Living with the unknown is both scary and interesting at the same time. There is no one to scream and shout at as there is no support. In turn this makes the world a big and scary place, but this big and scary world can suddenly become a world of possibility!
It seems to be human nature to want a label for things. I am no different. Over the years of living with my unknown, it has gained many names and personalities. The main label which I have given it is “Harriet Little Syndrome”, but the most resent has been Mango disease. The main reason these names have been so vital and important to me over the years has been due to so many skeptics. By giving the unknown a name it has meant that when the skeptics (which have included doctors), who tell me its all made up, I’m able to keep going as I know they are wrong.
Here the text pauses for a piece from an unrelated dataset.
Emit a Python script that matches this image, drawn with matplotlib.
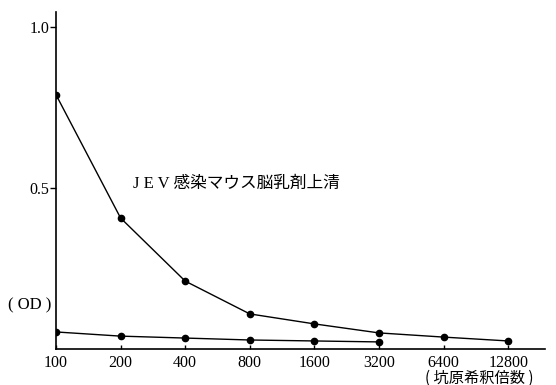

The hardest part, as well as having to deal with skeptics, has been all the challenges the unknown brings with it. There is no support for people who live with the unknown and many patients get left isolated, which leads to other problems in the long run. Due to the isolation, I have been very down. However, I have been able to push through it and come out the other side. Don’t let me give you all the impression that the unknown is all dark clouds and rain though – as its not! The unknown is much more like living with the English weather. Some days there is rain and other days there is sun and rainbows. Through living with the unknown I have been able to meet some amazing people and have heard some amazing stories! A lesson I have learnt, over the 10 years of the unknown, is to make the most of the sunny and rainbow days as they don’t happen all the time!
By making the most of my sunny days, and forcing myself to get up and keep going, I have been able to write this blog. It would have been easy for me to have curled up in the corner and given up with life. But by pushing the boundaries of the unknown, I have shot for GB in archery, started writing these articles and continued with life!!
The lesson that I have learnt, and the one you can gain from the film ‘The Greatest Showman,’ is that you have to accept what you have. Accepting you for you is what will get you through life. If people criticise you for the way you are, you just have to say well… ‘This is me!’ The unknown will not stop me and nor should it stop anyone. Love the sunny days and enjoy the rainbows!!